• **What the task requires**: Restate the full listing word for word and leave the pictures out.

** start of Information shown **

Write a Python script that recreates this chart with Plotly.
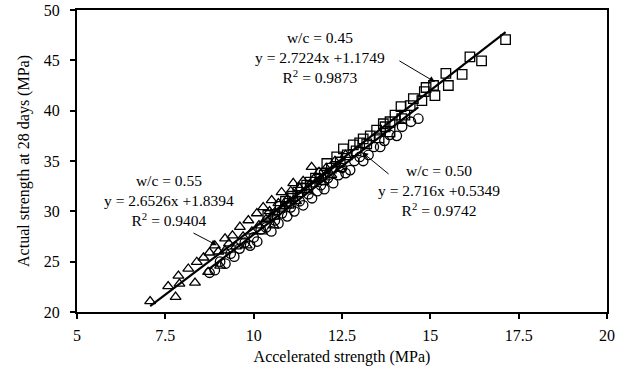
import plotly.graph_objects as go

# w/c = 0.45 (squares)
x45 = [10.4, 10.6, 10.75, 10.9, 11.0, 11.1, 11.25, 11.35, 11.5, 11.6, 11.75, 11.9, 12.0, 12.07, 12.2,
       12.35, 12.45, 12.54, 12.65, 12.82, 12.9, 13.0, 13.1, 13.2, 13.3, 13.48, 13.55, 13.67, 13.72, 13.86,
       13.86, 14.0, 14.17, 14.19, 14.28, 14.43, 14.52, 14.76, 14.83, 14.88, 15.09, 15.13, 15.44, 15.51,
       15.9, 16.12, 16.45, 17.13]
y45 = [29.6, 29.7, 30.5, 31.0, 30.8, 31.5, 31.9, 32.3, 32.6, 32.9, 33.3, 33.8, 33.6, 34.75, 34.3,
       35.4, 34.9, 36.2, 35.6, 36.6, 36.0, 36.8, 37.2, 36.7, 37.5, 38.06, 37.3, 38.7, 38.4, 37.9,
       38.9, 39.55, 40.4, 39.2, 39.55, 40.5, 41.2, 41.0, 41.9, 42.3, 42.5, 41.5, 43.7, 42.5,
       43.6, 45.35, 44.95, 47.05]

# w/c = 0.50 (circles)
x50 = [8.75, 8.9, 9.05, 9.2, 9.35, 9.45, 9.6, 9.75, 9.9, 10.0, 10.1, 10.2, 10.35, 10.5, 10.6, 10.7,
       10.8, 10.95, 11.05, 11.15, 11.3, 11.4, 11.55, 11.65, 11.8, 11.9, 12.0, 12.1, 12.25, 12.4, 12.5,
       12.6, 12.73, 12.85, 13.0, 13.1, 13.25, 13.4, 13.58, 13.7, 13.85, 14.05, 14.2, 14.45, 14.66]
y50 = [23.9, 24.15, 25.0, 24.8, 25.8, 25.5, 26.3, 26.9, 26.6, 27.4, 27.0, 28.2, 28.4, 28.0, 29.1, 28.8,
       29.8, 29.5, 30.4, 30.0, 31.0, 30.6, 31.7, 31.3, 32.0, 32.6, 32.2, 33.3, 32.8, 33.6, 34.3,
       33.8, 34.1, 35.0, 35.4, 35.0, 35.6, 36.4, 36.4, 37.0, 37.6, 37.5, 38.4, 38.9, 39.2]

# w/c = 0.55 (triangles)
x55 = [7.07, 7.58, 7.79, 7.87, 7.9, 8.15, 8.34, 8.39, 8.58, 8.71, 8.75, 8.9, 9.05, 9.0, 9.19, 9.19,
       9.3, 9.4, 9.5, 9.61, 9.7, 9.8, 9.85, 9.95, 10.09, 10.15, 10.23, 10.27, 10.35, 10.45, 10.51,
       10.56, 10.6, 10.7, 10.79, 10.85, 10.95, 11.05, 11.12, 11.2, 11.3, 11.4, 11.5, 11.64, 11.7,
       11.85, 11.95, 12.05, 12.2, 12.3, 12.45, 12.6]
y55 = [21.06, 22.55, 21.5, 23.6, 22.8, 24.3, 22.9, 24.97, 25.4, 23.97, 25.9, 26.6, 24.6, 26.0, 26.1, 27.3,
       26.8, 27.6, 26.5, 28.45, 27.5, 26.6, 29.1, 28.0, 29.8, 28.6, 28.0, 30.4, 29.2, 30.0, 31.1,
       28.6, 29.9, 30.8, 31.9, 30.5, 31.2, 32.0, 32.8, 31.0, 32.3, 33.0, 32.1, 34.4, 33.2,
       33.9, 32.9, 34.3, 33.6, 35.0, 34.2, 35.6]

# trendline fits: slope, intercept, x-range
wc_labels = ["0.45", "0.50", "0.55"]
slopes = [2.7224, 2.716, 2.6526]
intercepts = [1.1749, 0.5349, 1.8394]
slope_text = ["2.7224", "2.716", "2.6526"]
intercept_text = ["1.1749", "0.5349", "1.8394"]
r2_values = ["0.9873", "0.9742", "0.9404"]
fit_x_min = [10.4, 8.75, 7.07]
fit_x_max = [17.13, 14.66, 12.6]

x_ticks = [5, 7.5, 10, 12.5, 15, 17.5, 20]
x_tick_text = ["5", "7.5", "10", "12.5", "15", "17.5", "20"]
y_ticks = [20, 25, 30, 35, 40, 45, 50]

FONT = "Liberation Serif, Times New Roman, serif"

fig = go.Figure()

series = [(x45, y45, "square-open"), (x50, y50, "circle-open"), (x55, y55, "triangle-up-open")]
for (xs, ys, sym), lab in zip(series, wc_labels):
    fig.add_trace(go.Scatter(
        x=xs, y=ys, mode="markers", name="w/c = " + lab,
        marker=dict(symbol=sym, size=9.5, color="black", line=dict(color="black", width=1.3)),
        showlegend=False))

for s, b, x0, x1 in zip(slopes, intercepts, fit_x_min, fit_x_max):
    fig.add_trace(go.Scatter(
        x=[x0, x1], y=[s * x0 + b, s * x1 + b], mode="lines",
        line=dict(color="black", width=2.2), showlegend=False))

# text blocks
text_pos = [(11.88, 45.3), (15.25, 32.1), (7.6, 31.05)]
arrow_tip = [(15.13, 42.85), (13.07, 35.87), (8.96, 26.63)]
arrow_off = [(-37, -22), (28, 23), (-25, -13)]
for i in range(3):
    txt = "w/c = %s<br>y = %sx +%s<br>R<sup>2</sup> = %s" % (
        wc_labels[i], slope_text[i], intercept_text[i], r2_values[i])
    fig.add_annotation(x=text_pos[i][0], y=text_pos[i][1], text=txt, showarrow=False,
                       font=dict(family=FONT, size=15.5, color="black"), align="center",
                       xanchor="center", yanchor="middle")
    fig.add_annotation(x=arrow_tip[i][0], y=arrow_tip[i][1], text="", showarrow=True,
                       ax=arrow_off[i][0], ay=arrow_off[i][1], arrowhead=2, arrowsize=1.2,
                       arrowwidth=1, arrowcolor="black")

axis_common = dict(showgrid=False, zeroline=False, showline=True, linecolor="black", linewidth=2,
                   mirror=True, ticks="outside", ticklen=5, tickwidth=1.5, tickcolor="black",
                   automargin=False,
                   tickfont=dict(family=FONT, size=16, color="black"))

fig.update_xaxes(range=[5, 20], tickvals=x_ticks, ticktext=x_tick_text, ticklabelstandoff=3,
                 title=dict(text="Accelerated strength (MPa)", font=dict(family=FONT, size=16, color="black"),
                            standoff=8),
                 **axis_common)
fig.update_yaxes(range=[20, 50], tickvals=y_ticks, ticklabelstandoff=7,
                 title=dict(text="Actual strength at 28 days (MPa)", font=dict(family=FONT, size=16, color="black"),
                            standoff=10),
                 **axis_common)

fig.update_layout(width=618, height=373, margin=dict(l=77, r=11, t=10, b=61),
                  paper_bgcolor="white", plot_bgcolor="white",
                  font=dict(family=FONT, size=16, color="black"))

fig.write_html("out.html", config={"displayModeBar": False},
               post_script="document.body.style.margin='0px';")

** end of Information shown **

• **Correct response**:
Write a Python script that recreates this chart with Plotly.
import plotly.graph_objects as go

# w/c = 0.45 (squares)
x45 = [10.4, 10.6, 10.75, 10.9, 11.0, 11.1, 11.25, 11.35, 11.5, 11.6, 11.75, 11.9, 12.0, 12.07, 12.2,
       12.35, 12.45, 12.54, 12.65, 12.82, 12.9, 13.0, 13.1, 13.2, 13.3, 13.48, 13.55, 13.67, 13.72, 13.86,
       13.86, 14.0, 14.17, 14.19, 14.28, 14.43, 14.52, 14.76, 14.83, 14.88, 15.09, 15.13, 15.44, 15.51,
       15.9, 16.12, 16.45, 17.13]
y45 = [29.6, 29.7, 30.5, 31.0, 30.8, 31.5, 31.9, 32.3, 32.6, 32.9, 33.3, 33.8, 33.6, 34.75, 34.3,
       35.4, 34.9, 36.2, 35.6, 36.6, 36.0, 36.8, 37.2, 36.7, 37.5, 38.06, 37.3, 38.7, 38.4, 37.9,
       38.9, 39.55, 40.4, 39.2, 39.55, 40.5, 41.2, 41.0, 41.9, 42.3, 42.5, 41.5, 43.7, 42.5,
       43.6, 45.35, 44.95, 47.05]

# w/c = 0.50 (circles)
x50 = [8.75, 8.9, 9.05, 9.2, 9.35, 9.45, 9.6, 9.75, 9.9, 10.0, 10.1, 10.2, 10.35, 10.5, 10.6, 10.7,
       10.8, 10.95, 11.05, 11.15, 11.3, 11.4, 11.55, 11.65, 11.8, 11.9, 12.0, 12.1, 12.25, 12.4, 12.5,
       12.6, 12.73, 12.85, 13.0, 13.1, 13.25, 13.4, 13.58, 13.7, 13.85, 14.05, 14.2, 14.45, 14.66]
y50 = [23.9, 24.15, 25.0, 24.8, 25.8, 25.5, 26.3, 26.9, 26.6, 27.4, 27.0, 28.2, 28.4, 28.0, 29.1, 28.8,
       29.8, 29.5, 30.4, 30.0, 31.0, 30.6, 31.7, 31.3, 32.0, 32.6, 32.2, 33.3, 32.8, 33.6, 34.3,
       33.8, 34.1, 35.0, 35.4, 35.0, 35.6, 36.4, 36.4, 37.0, 37.6, 37.5, 38.4, 38.9, 39.2]

# w/c = 0.55 (triangles)
x55 = [7.07, 7.58, 7.79, 7.87, 7.9, 8.15, 8.34, 8.39, 8.58, 8.71, 8.75, 8.9, 9.05, 9.0, 9.19, 9.19,
       9.3, 9.4, 9.5, 9.61, 9.7, 9.8, 9.85, 9.95, 10.09, 10.15, 10.23, 10.27, 10.35, 10.45, 10.51,
       10.56, 10.6, 10.7, 10.79, 10.85, 10.95, 11.05, 11.12, 11.2, 11.3, 11.4, 11.5, 11.64, 11.7,
       11.85, 11.95, 12.05, 12.2, 12.3, 12.45, 12.6]
y55 = [21.06, 22.55, 21.5, 23.6, 22.8, 24.3, 22.9, 24.97, 25.4, 23.97, 25.9, 26.6, 24.6, 26.0, 26.1, 27.3,
       26.8, 27.6, 26.5, 28.45, 27.5, 26.6, 29.1, 28.0, 29.8, 28.6, 28.0, 30.4, 29.2, 30.0, 31.1,
       28.6, 29.9, 30.8, 31.9, 30.5, 31.2, 32.0, 32.8, 31.0, 32.3, 33.0, 32.1, 34.4, 33.2,
       33.9, 32.9, 34.3, 33.6, 35.0, 34.2, 35.6]

# trendline fits: slope, intercept, x-range
wc_labels = ["0.45", "0.50", "0.55"]
slopes = [2.7224, 2.716, 2.6526]
intercepts = [1.1749, 0.5349, 1.8394]
slope_text = ["2.7224", "2.716", "2.6526"]
intercept_text = ["1.1749", "0.5349", "1.8394"]
r2_values = ["0.9873", "0.9742", "0.9404"]
fit_x_min = [10.4, 8.75, 7.07]
fit_x_max = [17.13, 14.66, 12.6]

x_ticks = [5, 7.5, 10, 12.5, 15, 17.5, 20]
x_tick_text = ["5", "7.5", "10", "12.5", "15", "17.5", "20"]
y_ticks = [20, 25, 30, 35, 40, 45, 50]

FONT = "Liberation Serif, Times New Roman, serif"

fig = go.Figure()

series = [(x45, y45, "square-open"), (x50, y50, "circle-open"), (x55, y55, "triangle-up-open")]
for (xs, ys, sym), lab in zip(series, wc_labels):
    fig.add_trace(go.Scatter(
        x=xs, y=ys, mode="markers", name="w/c = " + lab,
        marker=dict(symbol=sym, size=9.5, color="black", line=dict(color="black", width=1.3)),
        showlegend=False))

for s, b, x0, x1 in zip(slopes, intercepts, fit_x_min, fit_x_max):
    fig.add_trace(go.Scatter(
        x=[x0, x1], y=[s * x0 + b, s * x1 + b], mode="lines",
        line=dict(color="black", width=2.2), showlegend=False))

# text blocks
text_pos = [(11.88, 45.3), (15.25, 32.1), (7.6, 31.05)]
arrow_tip = [(15.13, 42.85), (13.07, 35.87), (8.96, 26.63)]
arrow_off = [(-37, -22), (28, 23), (-25, -13)]
for i in range(3):
    txt = "w/c = %s<br>y = %sx +%s<br>R<sup>2</sup> = %s" % (
        wc_labels[i], slope_text[i], intercept_text[i], r2_values[i])
    fig.add_annotation(x=text_pos[i][0], y=text_pos[i][1], text=txt, showarrow=False,
                       font=dict(family=FONT, size=15.5, color="black"), align="center",
                       xanchor="center", yanchor="middle")
    fig.add_annotation(x=arrow_tip[i][0], y=arrow_tip[i][1], text="", showarrow=True,
                       ax=arrow_off[i][0], ay=arrow_off[i][1], arrowhead=2, arrowsize=1.2,
                       arrowwidth=1, arrowcolor="black")

axis_common = dict(showgrid=False, zeroline=False, showline=True, linecolor="black", linewidth=2,
                   mirror=True, ticks="outside", ticklen=5, tickwidth=1.5, tickcolor="black",
                   automargin=False,
                   tickfont=dict(family=FONT, size=16, color="black"))

fig.update_xaxes(range=[5, 20], tickvals=x_ticks, ticktext=x_tick_text, ticklabelstandoff=3,
                 title=dict(text="Accelerated strength (MPa)", font=dict(family=FONT, size=16, color="black"),
                            standoff=8),
                 **axis_common)
fig.update_yaxes(range=[20, 50], tickvals=y_ticks, ticklabelstandoff=7,
                 title=dict(text="Actual strength at 28 days (MPa)", font=dict(family=FONT, size=16, color="black"),
                            standoff=10),
                 **axis_common)

fig.update_layout(width=618, height=373, margin=dict(l=77, r=11, t=10, b=61),
                  paper_bgcolor="white", plot_bgcolor="white",
                  font=dict(family=FONT, size=16, color="black"))

fig.write_html("out.html", config={"displayModeBar": False},
               post_script="document.body.style.margin='0px';")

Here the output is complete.